**Recorded information:**
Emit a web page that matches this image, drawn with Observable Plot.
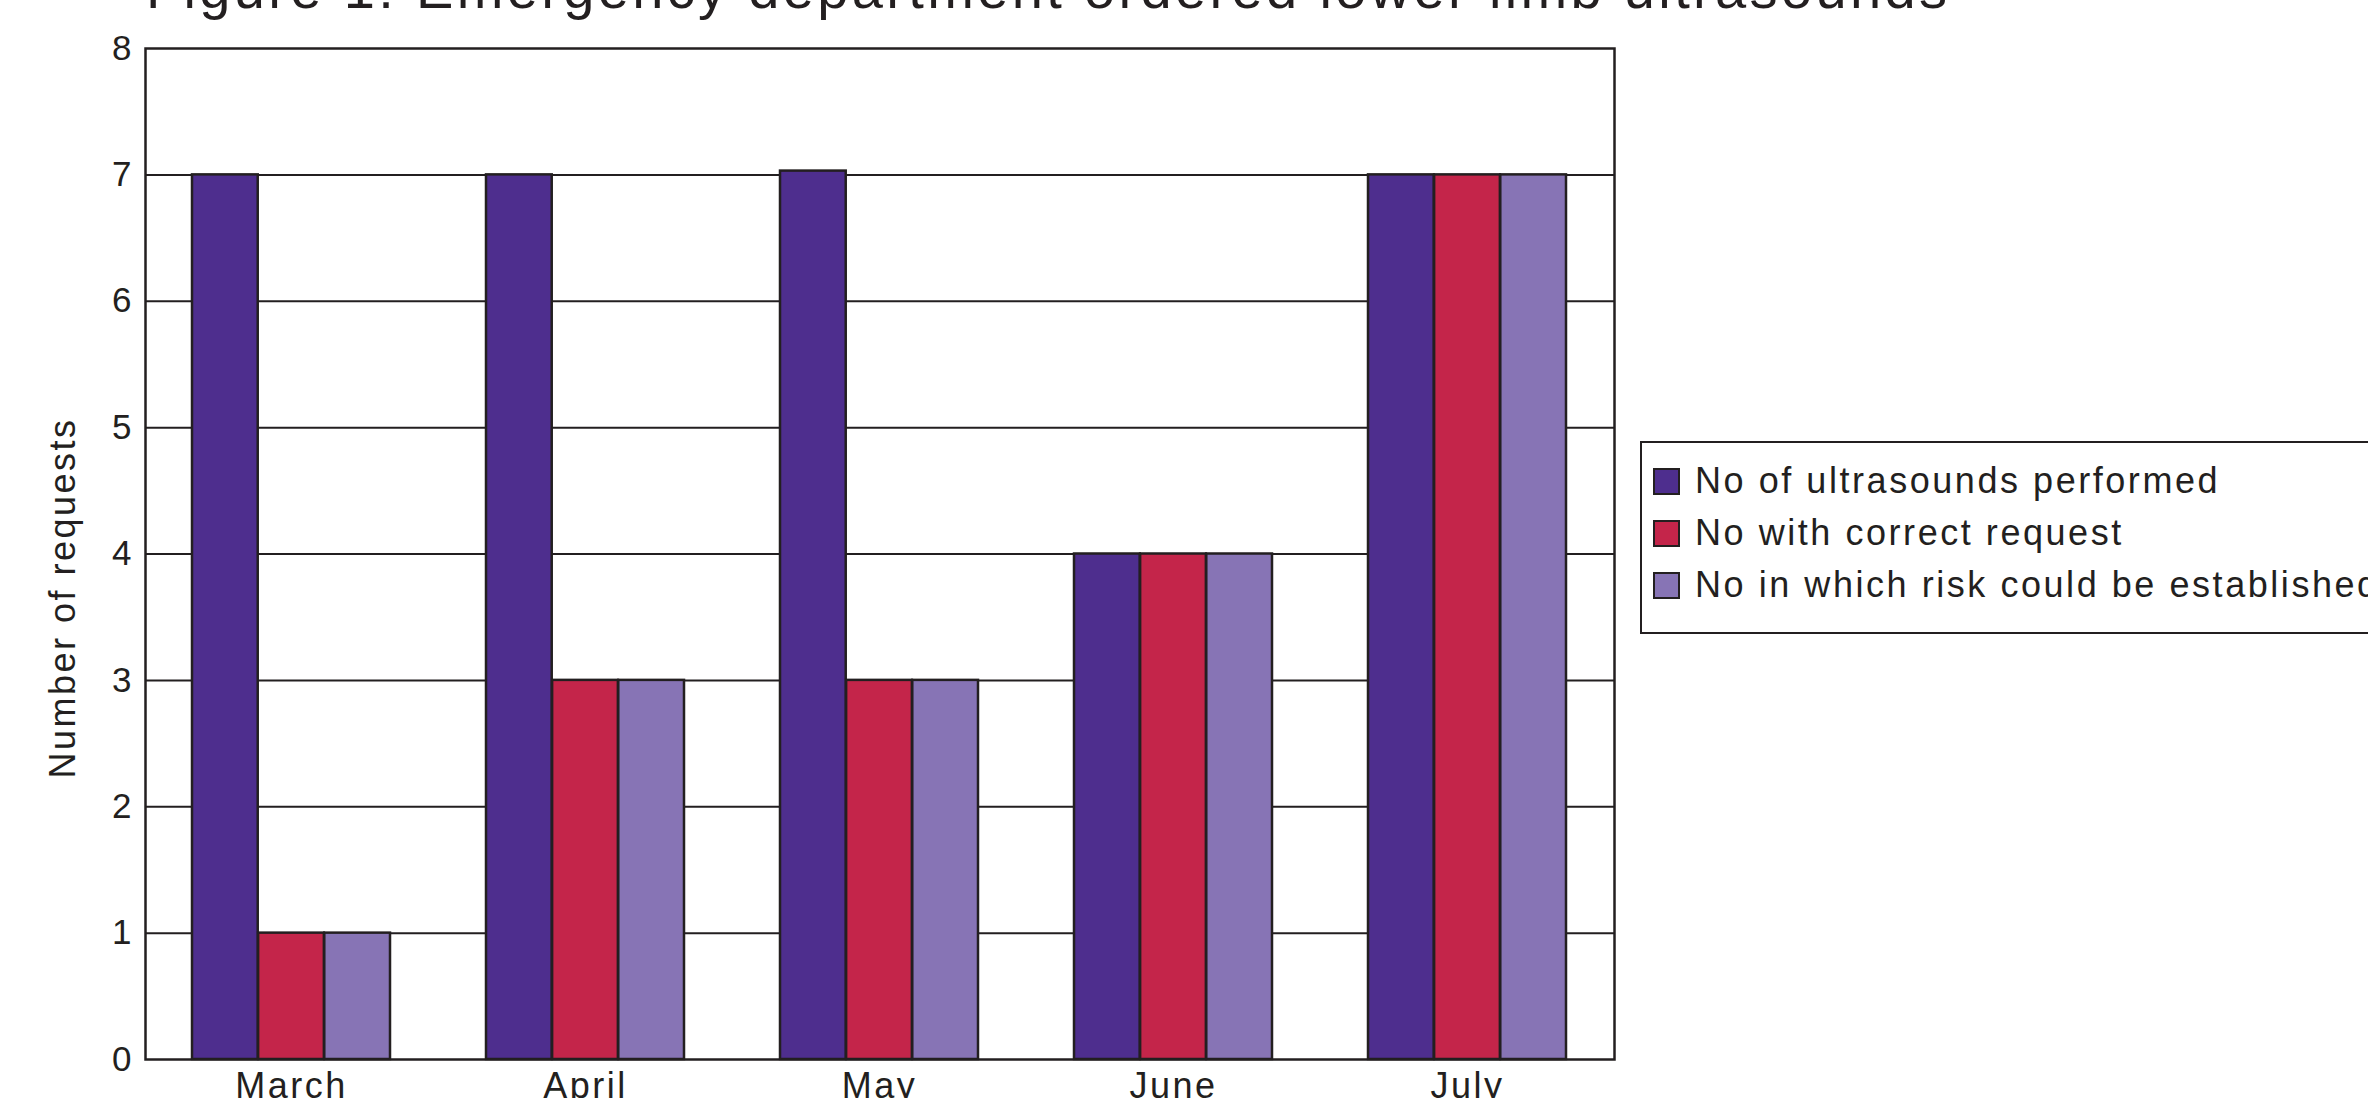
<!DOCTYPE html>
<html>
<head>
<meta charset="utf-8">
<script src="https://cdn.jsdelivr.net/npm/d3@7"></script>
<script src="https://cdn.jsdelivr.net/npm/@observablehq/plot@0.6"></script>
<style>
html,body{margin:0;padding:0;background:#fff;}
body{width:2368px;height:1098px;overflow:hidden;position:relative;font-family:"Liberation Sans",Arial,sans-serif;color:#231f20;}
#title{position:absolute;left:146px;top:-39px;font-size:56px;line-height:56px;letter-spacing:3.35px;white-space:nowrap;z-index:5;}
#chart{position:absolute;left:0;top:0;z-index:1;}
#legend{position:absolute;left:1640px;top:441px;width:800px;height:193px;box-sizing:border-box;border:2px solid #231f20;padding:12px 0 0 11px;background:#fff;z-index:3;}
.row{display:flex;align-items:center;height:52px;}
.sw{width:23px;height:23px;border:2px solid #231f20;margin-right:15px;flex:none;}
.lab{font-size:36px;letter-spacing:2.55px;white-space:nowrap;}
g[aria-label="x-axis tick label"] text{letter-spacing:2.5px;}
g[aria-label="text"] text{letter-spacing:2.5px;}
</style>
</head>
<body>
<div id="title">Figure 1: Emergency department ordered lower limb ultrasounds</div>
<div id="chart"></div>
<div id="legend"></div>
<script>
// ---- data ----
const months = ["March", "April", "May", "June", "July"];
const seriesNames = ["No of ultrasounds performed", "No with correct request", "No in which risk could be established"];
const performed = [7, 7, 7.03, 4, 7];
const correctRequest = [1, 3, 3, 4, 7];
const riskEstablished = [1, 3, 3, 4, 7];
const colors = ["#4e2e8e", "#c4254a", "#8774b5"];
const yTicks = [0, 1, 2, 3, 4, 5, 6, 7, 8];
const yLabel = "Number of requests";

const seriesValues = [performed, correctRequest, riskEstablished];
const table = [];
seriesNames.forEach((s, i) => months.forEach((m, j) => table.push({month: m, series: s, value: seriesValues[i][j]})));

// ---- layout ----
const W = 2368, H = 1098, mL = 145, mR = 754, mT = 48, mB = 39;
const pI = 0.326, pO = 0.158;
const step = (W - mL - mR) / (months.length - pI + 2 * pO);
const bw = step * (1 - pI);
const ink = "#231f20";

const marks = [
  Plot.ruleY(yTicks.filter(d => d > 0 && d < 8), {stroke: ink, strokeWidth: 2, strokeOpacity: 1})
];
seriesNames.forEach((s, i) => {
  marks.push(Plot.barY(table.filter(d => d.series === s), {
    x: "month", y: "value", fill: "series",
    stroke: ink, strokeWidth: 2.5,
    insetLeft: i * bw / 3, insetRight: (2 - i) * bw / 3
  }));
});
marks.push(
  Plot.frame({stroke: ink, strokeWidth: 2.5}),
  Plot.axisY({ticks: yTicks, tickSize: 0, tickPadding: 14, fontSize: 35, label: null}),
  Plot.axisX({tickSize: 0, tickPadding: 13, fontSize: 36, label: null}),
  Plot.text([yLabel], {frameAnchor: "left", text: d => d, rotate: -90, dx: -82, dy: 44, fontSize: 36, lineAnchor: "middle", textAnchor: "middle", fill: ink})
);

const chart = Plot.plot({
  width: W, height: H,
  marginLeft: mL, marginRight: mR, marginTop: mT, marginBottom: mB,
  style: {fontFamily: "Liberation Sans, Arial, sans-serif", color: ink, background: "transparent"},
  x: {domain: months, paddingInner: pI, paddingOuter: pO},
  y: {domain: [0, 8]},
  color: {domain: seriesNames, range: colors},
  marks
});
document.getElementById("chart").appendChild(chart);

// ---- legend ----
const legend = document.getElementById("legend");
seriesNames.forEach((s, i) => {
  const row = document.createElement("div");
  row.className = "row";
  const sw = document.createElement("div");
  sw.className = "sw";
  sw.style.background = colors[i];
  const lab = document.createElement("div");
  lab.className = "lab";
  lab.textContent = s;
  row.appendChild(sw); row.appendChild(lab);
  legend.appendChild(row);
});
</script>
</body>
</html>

**What is being asked:**
Print the whole listing above once more, word for word, without its pictures.

**Final answer:**
Emit a web page that matches this image, drawn with Observable Plot.
<!DOCTYPE html>
<html>
<head>
<meta charset="utf-8">
<script src="https://cdn.jsdelivr.net/npm/d3@7"></script>
<script src="https://cdn.jsdelivr.net/npm/@observablehq/plot@0.6"></script>
<style>
html,body{margin:0;padding:0;background:#fff;}
body{width:2368px;height:1098px;overflow:hidden;position:relative;font-family:"Liberation Sans",Arial,sans-serif;color:#231f20;}
#title{position:absolute;left:146px;top:-39px;font-size:56px;line-height:56px;letter-spacing:3.35px;white-space:nowrap;z-index:5;}
#chart{position:absolute;left:0;top:0;z-index:1;}
#legend{position:absolute;left:1640px;top:441px;width:800px;height:193px;box-sizing:border-box;border:2px solid #231f20;padding:12px 0 0 11px;background:#fff;z-index:3;}
.row{display:flex;align-items:center;height:52px;}
.sw{width:23px;height:23px;border:2px solid #231f20;margin-right:15px;flex:none;}
.lab{font-size:36px;letter-spacing:2.55px;white-space:nowrap;}
g[aria-label="x-axis tick label"] text{letter-spacing:2.5px;}
g[aria-label="text"] text{letter-spacing:2.5px;}
</style>
</head>
<body>
<div id="title">Figure 1: Emergency department ordered lower limb ultrasounds</div>
<div id="chart"></div>
<div id="legend"></div>
<script>
// ---- data ----
const months = ["March", "April", "May", "June", "July"];
const seriesNames = ["No of ultrasounds performed", "No with correct request", "No in which risk could be established"];
const performed = [7, 7, 7.03, 4, 7];
const correctRequest = [1, 3, 3, 4, 7];
const riskEstablished = [1, 3, 3, 4, 7];
const colors = ["#4e2e8e", "#c4254a", "#8774b5"];
const yTicks = [0, 1, 2, 3, 4, 5, 6, 7, 8];
const yLabel = "Number of requests";

const seriesValues = [performed, correctRequest, riskEstablished];
const table = [];
seriesNames.forEach((s, i) => months.forEach((m, j) => table.push({month: m, series: s, value: seriesValues[i][j]})));

// ---- layout ----
const W = 2368, H = 1098, mL = 145, mR = 754, mT = 48, mB = 39;
const pI = 0.326, pO = 0.158;
const step = (W - mL - mR) / (months.length - pI + 2 * pO);
const bw = step * (1 - pI);
const ink = "#231f20";

const marks = [
  Plot.ruleY(yTicks.filter(d => d > 0 && d < 8), {stroke: ink, strokeWidth: 2, strokeOpacity: 1})
];
seriesNames.forEach((s, i) => {
  marks.push(Plot.barY(table.filter(d => d.series === s), {
    x: "month", y: "value", fill: "series",
    stroke: ink, strokeWidth: 2.5,
    insetLeft: i * bw / 3, insetRight: (2 - i) * bw / 3
  }));
});
marks.push(
  Plot.frame({stroke: ink, strokeWidth: 2.5}),
  Plot.axisY({ticks: yTicks, tickSize: 0, tickPadding: 14, fontSize: 35, label: null}),
  Plot.axisX({tickSize: 0, tickPadding: 13, fontSize: 36, label: null}),
  Plot.text([yLabel], {frameAnchor: "left", text: d => d, rotate: -90, dx: -82, dy: 44, fontSize: 36, lineAnchor: "middle", textAnchor: "middle", fill: ink})
);

const chart = Plot.plot({
  width: W, height: H,
  marginLeft: mL, marginRight: mR, marginTop: mT, marginBottom: mB,
  style: {fontFamily: "Liberation Sans, Arial, sans-serif", color: ink, background: "transparent"},
  x: {domain: months, paddingInner: pI, paddingOuter: pO},
  y: {domain: [0, 8]},
  color: {domain: seriesNames, range: colors},
  marks
});
document.getElementById("chart").appendChild(chart);

// ---- legend ----
const legend = document.getElementById("legend");
seriesNames.forEach((s, i) => {
  const row = document.createElement("div");
  row.className = "row";
  const sw = document.createElement("div");
  sw.className = "sw";
  sw.style.background = colors[i];
  const lab = document.createElement("div");
  lab.className = "lab";
  lab.textContent = s;
  row.appendChild(sw); row.appendChild(lab);
  legend.appendChild(row);
});
</script>
</body>
</html>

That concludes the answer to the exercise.